Dominik Meyer

Personal Page

This Website

I wanted to have a personal website. Common solutions, like for example a wordpress blog were no option for me, since I didn't want to install any scripting language on this server. All the complicated updating and monitoring of security mailinglists is just too much of a hassle. Also I didn't want to rely on some commercial or ad-financed company providing personal blog pages. So, whats the solution -- a static website.

Coding a fully static website with all the design and directly typesetting articles in HTML is also no option. Luckly, others have similar problems and a wide range of solutions, generating static websites using a theme and restructured source files, exist.

The first solution I had a look at was Hakyll. It is implemented in Haskell and although I really like functional programming, having to install a ~1GB development environment and packages was just too much of an overkill for me. Also I wanted something easy to handle and lightweight. Python is installed on all my machines anyways, so therefore I opted for the Python-based solution Pelican.

To get started is pretty easy and straightforward. On a Debian-based system a simple

$ apt-get install pelican

does the trick. A simple boilerplate can be setup with

$ pelican-quickstart

What that also does is to setup a makefile to assist in developing and uploading the final generated HTML files. Therefore, a simple

$ make publish
$ make rsync_upload

builds the page and uploads via ssh+rsync. Well ... theoretically, after a few very minor steps ...

At first, the default boilerplate has the same template set as for the Pelican homepage. A little bit more personal touch would be nice. Therefore, let us create a custom template.

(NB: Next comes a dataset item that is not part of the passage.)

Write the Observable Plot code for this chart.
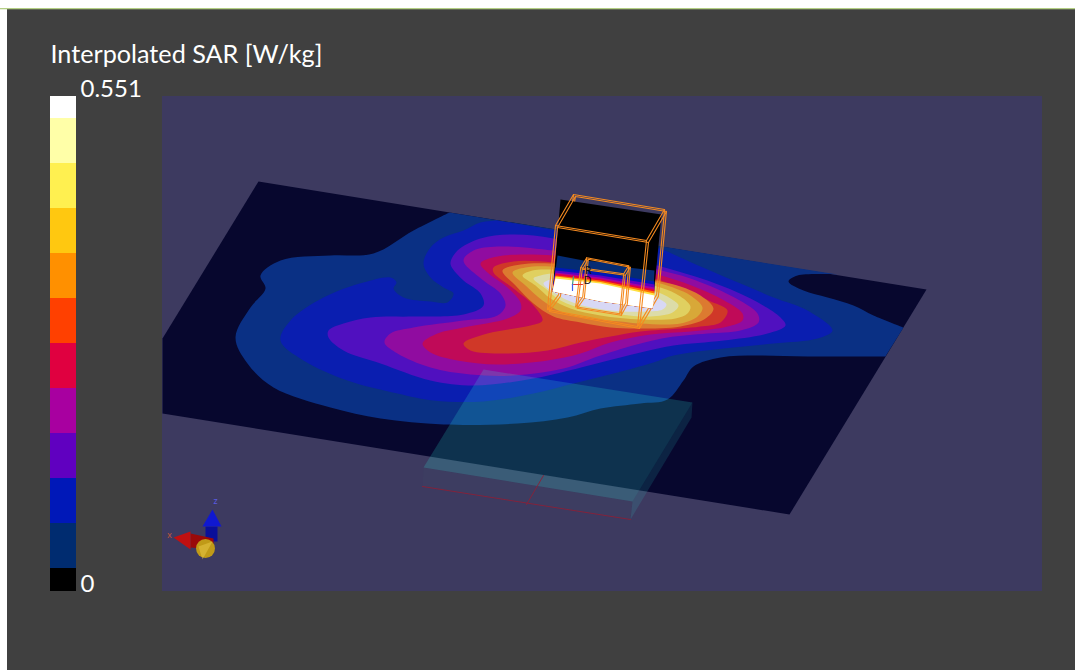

Start by for example looking at a sample template on one of the numerous free template sites, like for example Keep It Simple. Luckily the themes on that page are licensed under the Creative Commons License and can be used and modified to fit the own style. Just do not forget to give a link to the original theme page, like stated in the license. What we have now is a big example HTML page showing off all the fancy HTML5 and CSS features the designer thought up.

Start by chopping up the page into different sections. The most important is the base.html template. Here the structure of the basic page is set and the content sections are included, depending on which type of page should be rendered. This and all other templates can be obtained by taking the chopped up original template, throwing out all javascript that is not needed and taking the header and footer section together in this file. The page content will be inserted, where the {{page.content}} placeholder will be put. If that all is too much work, then a premade template from the Pelican Github repository can be chosen (as for example the theme of this page is also available on my Github). Just put it in the themes subdirectory and configure the name of the theme in the main file.

Content can be generated by putting one reStructured text file per page in the content folder. If the corresponding configuration option is set, then each subdirectory in the content folder will be a category and all the pages therein will be placed in that subcategory.